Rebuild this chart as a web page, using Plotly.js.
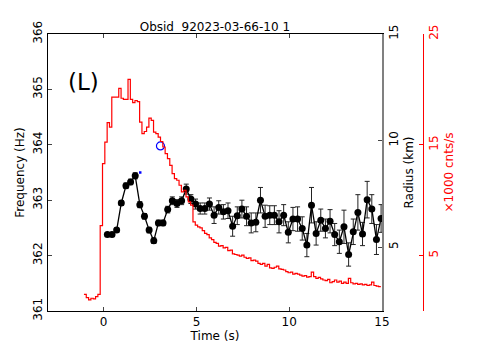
<!DOCTYPE html>
<html>
<head>
<meta charset="utf-8">
<script src="https://cdn.plot.ly/plotly-3.0.1.min.js"></script>
<style>
  html, body { margin: 0; padding: 0; background: #fff; }
  #chart { width: 479px; height: 346px; }
</style>
</head>
<body>
<div id="chart"></div>
<script>
// count-rate histogram (x1000 cnts/s), 0.125 s bins starting at -1.0625 s
var binStart = -1.0625
var binWidth = 0.125
var rate = [
  1.5, 1.2, 1.0, 1.15, 1.1, 1.3, 1.5, 7.7, 13.3, 15.25,
  17.0, 16.6, 19.3, 19.3, 19.3, 20.1, 19.2, 19.1, 19.1, 20.9,
  19.1, 18.8, 19.0, 18.9, 17.05, 16.0, 16.2, 16.6, 17.4, 17.2,
  16.15, 16.0, 15.7, 15.3, 14.8, 14.2, 13.75, 13.15, 12.4, 11.95,
  11.8, 11.35, 10.75, 10.9, 10.3, 9.85, 9.55, 8.05, 7.75, 7.6,
  7.5, 7.25, 7.0, 6.9, 6.6, 6.45, 6.2, 6.1, 5.85, 5.9,
  5.7, 5.75, 5.45, 5.5, 5.15, 5.1, 5.05, 4.95, 5.05, 4.85,
  4.75, 4.8, 4.55, 4.6, 4.5, 4.3, 4.2, 4.3, 4.05, 4.2,
  3.9, 3.85, 3.95, 4.05, 3.8, 3.75, 3.7, 3.55, 3.45, 3.5,
  3.33, 3.4, 3.33, 3.24, 3.15, 3.2, 3.05, 3.1, 3.5, 3.1,
  2.95, 3.03, 2.9, 2.8, 2.75, 2.85, 2.55, 2.65, 2.8, 2.6,
  2.7, 2.5, 2.6, 2.5, 2.95, 2.55, 2.45, 2.5, 2.4, 2.45,
  2.35, 2.4, 2.3, 2.35, 2.6, 2.3, 2.25, 2.2
]

// burst oscillation frequency, 0.25 s steps from 0.2 s
var tStart = 0.2
var tStep = 0.25
var freq = [
  362.38, 362.38, 362.46, 362.95, 363.26, 363.33, 363.44, 362.92, 362.71, 362.46,
  362.27, 362.59, 362.59, 362.83, 362.99, 362.94, 362.99, 363.20, 363.02, 362.93,
  362.85, 362.85, 362.93, 362.73, 362.87, 362.79, 362.81, 362.53, 362.72, 362.84,
  362.71, 362.59, 362.60, 363.00, 362.71, 362.73, 362.73, 362.61, 362.73, 362.42,
  362.66, 362.66, 362.49, 362.19, 362.91, 362.40, 362.64, 362.49, 362.62, 362.38,
  362.25, 362.52, 362.02, 362.43, 362.78, 362.39, 363.01, 362.84, 362.29, 362.67
]
var freqErr = [
  0.035, 0.035, 0.04, 0.045, 0.05, 0.05, 0.055, 0.055, 0.05, 0.05,
  0.05, 0.05, 0.05, 0.06, 0.07, 0.07, 0.07, 0.09, 0.08, 0.09,
  0.1, 0.1, 0.11, 0.15, 0.12, 0.13, 0.14, 0.18, 0.16, 0.16,
  0.17, 0.18, 0.17, 0.23, 0.2, 0.17, 0.17, 0.2, 0.19, 0.19,
  0.21, 0.22, 0.21, 0.21, 0.32, 0.21, 0.2, 0.17, 0.21, 0.2,
  0.21, 0.3, 0.21, 0.23, 0.32, 0.21, 0.33, 0.26, 0.27, 0.25
]

// blue markers
var blueOpenT = [3.06], blueOpenF = [363.98]
var blueDotT = [1.97], blueDotF = [363.50]

var FONT = 'DejaVu Sans, sans-serif'

var histX = rate.map(function (v, i) { return binStart + i * binWidth })
histX.push(binStart + rate.length * binWidth)
var histY = rate.concat([rate[rate.length - 1]])

var freqT = freq.map(function (v, i) { return tStart + i * tStep })

var countTrace = {
  x: histX, y: histY, yaxis: 'y3',
  mode: 'lines', line: {shape: 'hv', color: '#ff0000', width: 1.2},
  showlegend: false, hoverinfo: 'skip'
}
// empty trace so the radius axis gets drawn
var radiusTrace = {
  x: [null], y: [null], yaxis: 'y2', mode: 'markers',
  showlegend: false, hoverinfo: 'skip'
}
var freqTrace = {
  x: freqT, y: freq,
  mode: 'lines+markers',
  line: {color: '#000', width: 1.3},
  marker: {color: '#000', size: 7},
  error_y: {type: 'data', array: freqErr, visible: true, color: '#222', thickness: 1, width: 2.5},
  showlegend: false
}
var blueOpen = {
  x: blueOpenT, y: blueOpenF, mode: 'markers',
  marker: {symbol: 'circle-open', color: '#0000ff', size: 8, line: {width: 1.2}},
  showlegend: false
}
var blueDot = {
  x: blueDotT, y: blueDotF, mode: 'markers',
  marker: {symbol: 'square', color: '#0000ff', size: 2.5},
  showlegend: false
}

var layout = {
  width: 479, height: 346,
  margin: {l: 48, r: 56, t: 34, b: 35},
  paper_bgcolor: '#fff', plot_bgcolor: '#fff',
  font: {family: FONT, size: 12, color: '#000'},
  title: {
    text: 'Obsid&nbsp; 92023-03-66-10 1',
    font: {family: FONT, size: 12, color: '#000'},
    xref: 'paper', x: 0.445, xanchor: 'center',
    yref: 'paper', y: 1, yanchor: 'bottom', pad: {b: 3}
  },
  xaxis: {
    domain: [0, 0.8907], range: [-3, 15],
    tickvals: [0, 5, 10, 15], ticks: 'inside', ticklen: 4,
    showline: true, linecolor: '#000', linewidth: 1, mirror: 'ticks',
    showgrid: false, zeroline: false,
    tickfont: {size: 12},
    title: {text: 'Time (s)', font: {size: 12}, standoff: 2}
  },
  yaxis: {
    range: [361, 366], dtick: 1, ticks: 'inside', ticklen: 4,
    showline: true, linecolor: '#000', linewidth: 1,
    showgrid: false, zeroline: false, tickangle: -90,
    tickfont: {size: 12},
    title: {text: 'Frequency (Hz)', font: {size: 12}, standoff: 4}
  },
  yaxis2: {
    overlaying: 'y', side: 'right', anchor: 'x',
    range: [2, 15], tickvals: [5, 10, 15], ticks: 'inside', ticklen: 4,
    showline: true, linecolor: '#808080', linewidth: 2,
    showgrid: false, zeroline: false, tickangle: -90,
    tickfont: {size: 12},
    title: {text: 'Radius (km)', font: {size: 12}, standoff: 4}
  },
  yaxis3: {
    overlaying: 'y', side: 'right', anchor: 'free', position: 1,
    range: [0, 25], tickvals: [5, 15, 25], ticks: 'inside', ticklen: 4,
    showline: true, linecolor: '#ff0000', linewidth: 1, tickcolor: '#ff0000',
    showgrid: false, zeroline: false, tickangle: -90,
    tickfont: {size: 12, color: '#ff0000'},
    title: {text: '×1000 cnts/s', font: {size: 12, color: '#ff0000'}, standoff: 4}
  },
  annotations: [{
    text: '(L)', xref: 'paper', yref: 'paper', x: 0.0947, y: 0.827,
    xanchor: 'center', yanchor: 'middle', showarrow: false,
    font: {family: FONT, size: 23, color: '#000'}
  }]
}

Plotly.newPlot('chart', [countTrace, radiusTrace, freqTrace, blueOpen, blueDot], layout, {displayModeBar: false, staticPlot: true})
</script>
</body>
</html>
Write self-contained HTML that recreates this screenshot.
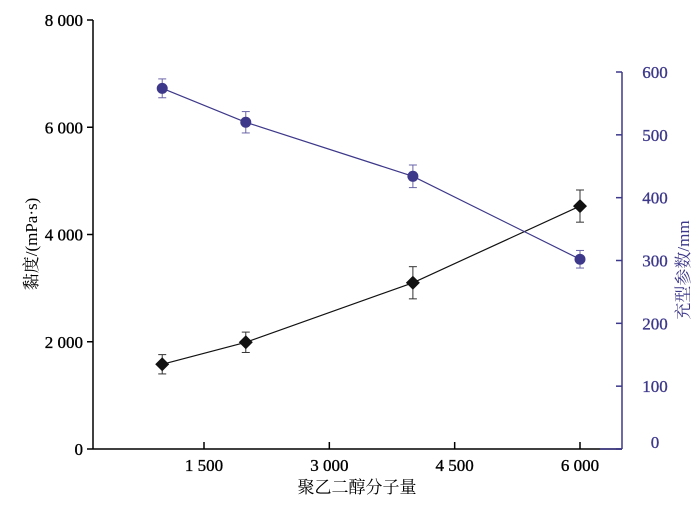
----
Filter the entries and copy out every line with the word "this".

● Exercise answer:
Rebuild this chart as a web page, using Plotly.js.
Write self-contained HTML that recreates this screenshot.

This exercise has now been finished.